Probing the fundamental properties of AGN
Probing the fundamental properties of AGN
X-ray and Optical-UV Properties of super-Eddington accreting AGNs
The accretion disk around the central black hole glows brightly in optical, UV, and soft X-rays. Hard X-rays are produced by up scattering of disk photons by hot electrons in the inner part of the nucleus called the corona. Hence X-rays are a probe of accretion and carry direct information on the physics of the inner regions of AGN.
Fig 1. Adapted from Tr’Ehnl & Brandt (2017). The X-ray spectrum above 2 keV is dominated by a single power-law emission with a hard photon index ~ 2. Therefore the hard x-ray photon index gives direct information about the energy distribution of the electrons in the corona. The spectral energy distribution of AGN peaks in UV emitted from the inner accretion disk. The relative strength of the disk and corona is shown by the relative strength of the energy emitted by the two regions. This is parameterized by the two-point spectral index between 2500A and 2 keV.

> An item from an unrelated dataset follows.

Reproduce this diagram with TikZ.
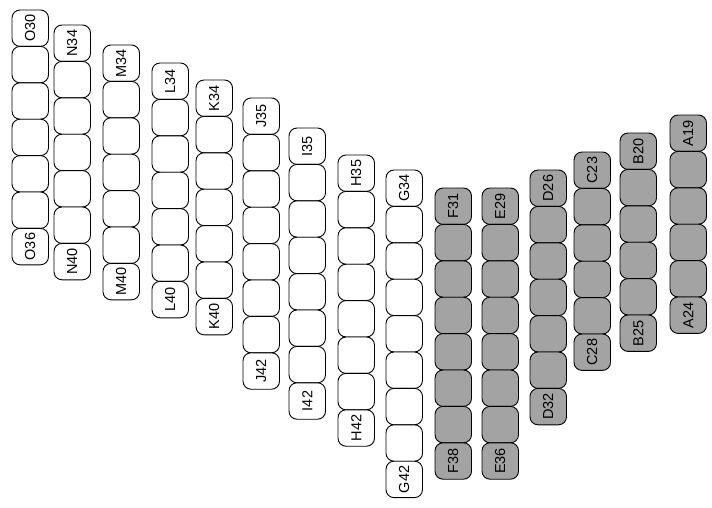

In Maithil et al. 2024, I characterized the X-ray and optical-UV properties and their relationship with accretion rates of some of the most extreme super-Eddington accreting sources (LBol/LEdd > 0.3) I extended key correlations between the X-ray photon index (2–8 keV) and accretion rates to these extreme accretors, revealing their steeper X-ray spectral slopes, indicative of the significant impact of high accretion rates on X-ray emissions (Fig 1.). The connection between the accretion disk and corona, evidenced by optically bright AGNs emitting relatively fewer X-rays than fainter ones, holds steady even in super-Eddington sources. For the first time, my results show X-ray weakness in a super-Eddington AGN, pointing towards orientation effects from the puffed-up slim disk structure.
Fig 1. Hard photon index vs dimensionless accretion rate parameter. Super- and sub-Eddington sample is from Liu et al. (2021).
Fig 2. Two point spectral slope between optical/UV and X-rays as a function of 2500 Å luminosity.